Stress in der Firma ist Normalität, doch offenbar nicht ohne Folgen. „Medikamentenabhängigkeit ist ein Dauerthema”, sagt Angelika Korneli. Sie leitet in Datteln die Fachstelle für Suchtkranke.
Angst und Stress, so die Beraterin, seien Nummer-Eins-Gründe für Medikamentenmissbrauch und das Abdriften in die Sucht. Wie eine Studie der Deutschen Angestellten Krankenkasse (DAK) belegt, greifen etwa zwei Millionen Menschen zu Medikamenten um ihre Leistung im Job zu steigern. Immerhin 800 000 Arbeitnehmer sollen regelmäßig zu entsprechenden Präparaten greifen. Ein Zustand, der als „Doping am Arbeitsplatz” diskutiert wird. Denn, so warnen die Experten, Leistungssteigerung für den Job birgt Suchtgefahr.

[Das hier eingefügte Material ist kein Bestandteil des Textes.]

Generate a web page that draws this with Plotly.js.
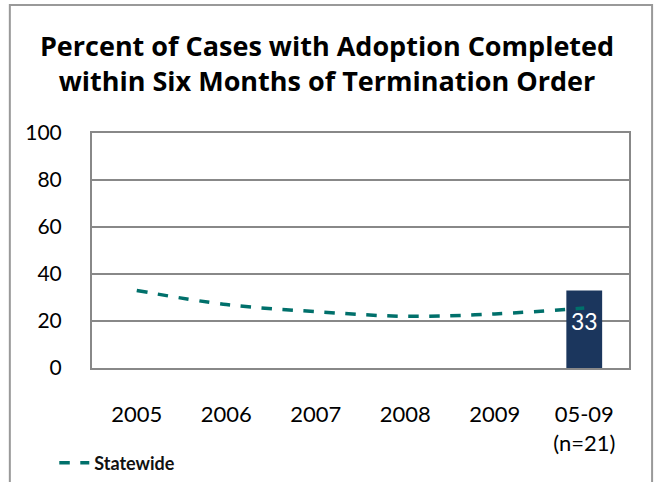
<!DOCTYPE html>
<html><head><meta charset="utf-8">
<script src="https://cdn.plot.ly/plotly-3.0.1.min.js"></script>
<style>html,body{margin:0;padding:0;background:#fff}#c{width:654px;height:482px}</style>
</head><body><div id="c"></div>
<script>
const categories = ['2005', '2006', '2007', '2008', '2009', '05-09'];
const tickLabels = ['2005', '2006', '2007', '2008', '2009', '05-09<br>(n=21)'];
const statewide = [33, 27, 24, 22, 23, 25.5];
const barCategories = ['05-09'];
const barValues = [33];
const yTicks = [0, 20, 40, 60, 80, 100];

const font = 'Lato, "Open Sans", sans-serif';

const traces = [
  {
    type: 'bar', x: barCategories, y: barValues, width: 0.4,
    marker: {color: '#1B365D'}, showlegend: false, hoverinfo: 'skip'
  },
  {
    type: 'scatter', mode: 'lines', x: categories, y: statewide, name: '<b>Statewide</b>',
    line: {color: '#00706B', width: 3.5, dash: 'dash', shape: 'spline', smoothing: 1}
  }
];

const layout = {
  width: 654, height: 482,
  margin: {l: 92, r: 25, t: 133, b: 114, autoexpand: false},
  paper_bgcolor: '#fff', plot_bgcolor: '#fff',
  font: {family: font, color: '#000'},
  title: {
    text: '<b>Percent of Cases with Adoption Completed<br>within Six Months of Termination Order</b>',
    font: {family: '"Open Sans", Lato, sans-serif', size: 27, color: '#000'},
    x: 0.5, xanchor: 'center', xref: 'container', yref: 'container',
    y: 0.883, yanchor: 'middle', automargin: false
  },
  xaxis: {
    type: 'category', categoryorder: 'array', categoryarray: categories,
    tickvals: categories, ticktext: tickLabels, range: [-0.5, 5.5],
    tickfont: {family: font, size: 22, color: '#000'},
    showgrid: false, showline: true, linecolor: '#888', linewidth: 2, mirror: true,
    ticks: 'outside', ticklen: 26, tickcolor: 'rgba(0,0,0,0)', zeroline: false,
    automargin: false, fixedrange: true
  },
  yaxis: {
    range: [0, 100], tickvals: yTicks,
    tickfont: {family: font, size: 21, color: '#000'},
    showgrid: true, gridcolor: '#888', gridwidth: 2,
    showline: true, linecolor: '#888', linewidth: 2, mirror: true,
    ticks: 'outside', ticklen: 24, tickcolor: 'rgba(0,0,0,0)', zeroline: false,
    automargin: false
  },
  legend: {
    xref: 'container', yref: 'container',
    x: 0.083, y: 1 - 463 / 482, xanchor: 'left', yanchor: 'middle',
    font: {family: font, size: 18, color: '#111'}, bgcolor: 'rgba(0,0,0,0)',
    itemwidth: 30
  },
  annotations: barCategories.map((c, i) => ({
    x: c, y: barValues[i], xref: 'x', yref: 'y', text: String(barValues[i]),
    showarrow: false, yanchor: 'top', yshift: -15,
    font: {family: font, size: 23, color: '#fff'}
  })),
  shapes: [{
    type: 'rect', xref: 'paper', yref: 'paper',
    x0: -0.153, x1: 1.043, y0: -0.6, y1: 1.545,
    line: {color: '#999', width: 2}, fillcolor: 'rgba(0,0,0,0)', layer: 'below'
  }]
};

Plotly.newPlot('c', traces, layout, {displayModeBar: false, staticPlot: true});
</script></body></html>
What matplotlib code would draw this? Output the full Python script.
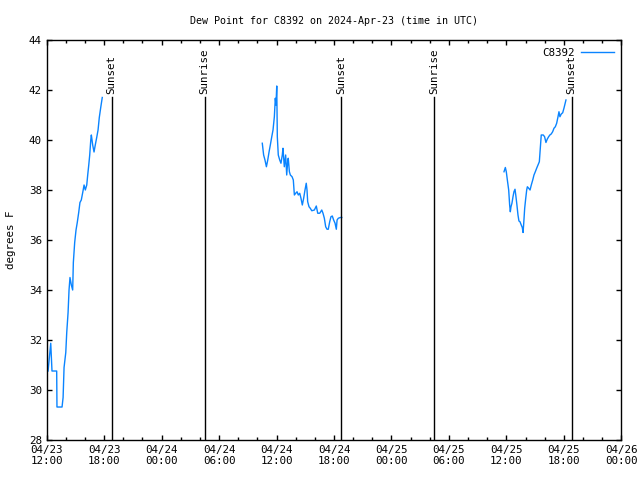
import matplotlib
matplotlib.use("Agg")
import matplotlib.pyplot as plt
import matplotlib.dates as mdates
import pandas as pd

# Hours after 2024-04-23 12:00 UTC, dew point in degrees F
start = pd.Timestamp("2024-04-23 12:00")

hours_1 = [0.14, 0.42, 0.55, 1.04, 1.07, 1.60, 1.71, 1.81, 1.99, 2.09, 2.23, 2.33, 2.43,
           2.57, 2.71, 2.78, 2.92, 3.06, 3.19, 3.34, 3.47, 3.61, 3.76, 3.90, 4.03, 4.18,
           4.28, 4.39, 4.49, 4.60, 4.66, 4.80, 4.94, 5.07, 5.22, 5.36, 5.49, 5.64, 5.80]
dew_1 = [30.76, 31.87, 30.76, 30.76, 29.32, 29.32, 29.7, 30.9, 31.5, 32.3, 33.1, 34.0, 34.5,
         34.2, 34.0, 35.1, 35.9, 36.4, 36.7, 37.1, 37.5, 37.6, 37.9, 38.2, 38.0, 38.2,
         38.6, 39.0, 39.4, 40.0, 40.2, 39.8, 39.52, 39.8, 40.1, 40.4, 40.9, 41.3, 41.7]

hours_2 = [22.51, 22.65, 22.79, 22.94, 23.08, 23.22, 23.35, 23.50, 23.63, 23.77, 23.87, 23.94,
           24.02, 24.08, 24.18, 24.33, 24.46, 24.60, 24.67, 24.81, 24.95, 25.06, 25.16, 25.22,
           25.34, 25.44, 25.62, 25.75, 25.86, 26.00, 26.14, 26.27, 26.42, 26.55, 26.69, 26.83,
           26.97, 27.10, 27.18, 27.25, 27.39, 27.52, 27.68, 27.95, 28.15, 28.30, 28.51, 28.72,
           28.85, 28.99, 29.13, 29.27, 29.40, 29.55, 29.68, 29.82, 29.96, 30.11, 30.24, 30.32,
           30.45, 30.66, 30.81]
dew_2 = [39.87, 39.4, 39.2, 38.93, 39.2, 39.53, 39.8, 40.13, 40.4, 40.93, 41.67, 41.4,
         42.16, 40.13, 39.4, 39.2, 39.07, 39.4, 39.67, 38.93, 39.4, 38.6, 39.13, 39.27,
         38.73, 38.6, 38.53, 38.4, 37.8, 37.87, 37.93, 37.8, 37.87, 37.67, 37.4, 37.67,
         38.0, 38.27, 38.0, 37.53, 37.33, 37.27, 37.17, 37.2, 37.36, 37.07, 37.07, 37.2,
         37.07, 36.87, 36.53, 36.43, 36.43, 36.73, 36.93, 36.96, 36.8, 36.67, 36.43, 36.8,
         36.87, 36.9, 36.9]

hours_3 = [47.75, 47.89, 47.99, 48.10, 48.24, 48.34, 48.41, 48.48, 48.58, 48.69, 48.79, 48.90,
           49.00, 49.10, 49.21, 49.31, 49.42, 49.55, 49.66, 49.74, 49.81, 49.91, 50.02, 50.12,
           50.19, 50.33, 50.47, 50.60, 50.75, 50.88, 51.02, 51.16, 51.30, 51.44, 51.54, 51.64,
           51.85, 51.99, 52.13, 52.26, 52.41, 52.54, 52.68, 52.83, 52.97, 53.11, 53.25, 53.39,
           53.49, 53.59, 53.73, 53.88, 54.01, 54.15, 54.22]
dew_3 = [38.73, 38.9, 38.73, 38.4, 38.0, 37.4, 37.13, 37.33, 37.47, 37.73, 37.93, 38.03,
         37.73, 37.4, 37.0, 36.76, 36.73, 36.6, 36.5, 36.3, 36.67, 37.27, 37.67, 38.0,
         38.13, 38.07, 38.0, 38.2, 38.4, 38.6, 38.73, 38.87, 39.0, 39.13, 39.67, 40.2,
         40.2, 40.13, 39.9, 40.03, 40.13, 40.2, 40.24, 40.33, 40.47, 40.53, 40.67, 40.93,
         41.13, 40.93, 41.04, 41.09, 41.27, 41.49, 41.6]

# Sun events (hours after start)
event_hours = [6.79, 16.48, 30.78, 40.49, 54.80]
event_names = ["Sunset", "Sunrise", "Sunset", "Sunrise", "Sunset"]

def to_time(h):
    return start + pd.to_timedelta(h, unit="h")

plt.rcParams['font.family'] = ['DejaVu Sans Mono']
plt.rcParams['font.size'] = 7.8

fig = plt.figure(figsize=(6.4, 4.8), dpi=100)
ax = fig.add_axes([0.0730, 0.0833, 0.8978, 0.8334])

color = '#0a84ff'
ax.plot(to_time(hours_1), dew_1, color=color, lw=1, label='C8392')
ax.plot(to_time(hours_2), dew_2, color=color, lw=1)
ax.plot(to_time(hours_3), dew_3, color=color, lw=1)

for h, name in zip(event_hours, event_names):
    t = to_time(h)
    ax.plot([t, t], [28, 41.7], color='black', lw=1)
    ax.text(t, 41.85, name, rotation=90, ha='center', va='bottom', fontsize=7.8)

ax.set_xlim(start, start + pd.Timedelta(hours=60))
ax.set_ylim(28, 44)
ax.set_yticks(range(28, 45, 2))
ax.xaxis.set_major_locator(mdates.HourLocator(byhour=[0, 6, 12, 18]))
ax.xaxis.set_minor_locator(mdates.HourLocator(interval=2))
ax.xaxis.set_major_formatter(mdates.DateFormatter('%m/%d\n%H:%M'))
ax.tick_params(which='major', direction='in', top=True, right=True, length=3.6, width=1)
ax.tick_params(which='minor', direction='in', top=True, right=True, length=2, width=1)
ax.tick_params(axis='y', which='minor', left=False, right=False)
for s in ax.spines.values():
    s.set_linewidth(1)

ax.set_title('Dew Point for C8392 on 2024-Apr-23 (time in UTC)', fontsize=7.2, pad=11.5)
ax.set_ylabel('degrees F', labelpad=9.5)
ax.legend(loc='upper right', frameon=False, handlelength=3.0, handletextpad=0.6,
          markerfirst=False, borderaxespad=0.3, fontsize=7.8)

fig.savefig('out.png', dpi=100)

„Ich bin nicht sicher, ob der Begriff Doping es trifft”, sagt Suchtberaterin Angelika Korneli. Zu vage der Begriff, zu weit das Feld. Auch wenn die DAK-Studie konkrete Ergebnisse liefert, sagt Korneli: „Für unsere Gegend kenne ich keine Zahlen.” Aber immer mehr Berufstätige fühlten sich genötigt, Stress-Situationen mit Medikamenten auszuhalten.
Der Einstieg in die Sucht führe oft über Beruhigungsmittel. Die Betroffenen betrieben oft das, was Korneli salopp als „Ärztehopping” bezeichnet. Sie holten sich bei verschiedenen Ärzten Rezepte für verschreibungspflichtige Mittel. Die Quelle versiege deshalb selten.
Sicher sei, ob man es Sucht oder Doping nenne: „Am Ende bekommen die Betroffenen nichts mehr auf die Kette”, sagt Korneli. Die Leistung im Job, und im übrigen Leben, lasse rapide nach. Ein Problem sei, dass Medikamente heimlich genommen werden könnten. Das gesellschaftliche Stigma sei geringer als bei Alkoholismus. „Man riecht keine Fahne und die Hemmschwelle ist erschreckend gering”.
Ähnliche Beobachtungen macht Matthias Müller. Er leitet die Abteilung „Leistungen” bei der Regionalstelle der Barmer Ersatzkasse und hat täglich mit Fällen von Berufsunfähigkeit zu tun. Doping am Arbeitsplatz, wo fängt das an? „In jedem Fall dort, wo medikamentöse Unterstützung im Spiel ist. Mit Schlaf- und Aufputschmitteln wird eine Grenze überschritten”, warnt Müller. Seiner Meinung nach ein gefährlicher Weg, leistungsfähig zu sein. Schon Baldrian könne Türen in die Abhängigkeit öffnen. Oft reiche das irgendwann nicht mehr.
Mobbing, Mehrarbeit und Jobangst haben oft schlimme Auswirkungen. „Gerade in strukturschwachen Regionen wie dem Kreis Recklinghausen häufen sich Fälle von Arbeitsunfähigkeit”, sagt Müller. Insolvenzen und Entlassungen seien Alltag. Falsch sei Doping für den Job in jedem Fall – aber leider auch nachvollziehbar. „Die Zahl der Komplettausfälle wächst. Immer mehr Menschen sind lange krank”, sagt Müller. Sich einfach schütteln, und weitermachen? „Das können viele nicht mehr”, sagt er.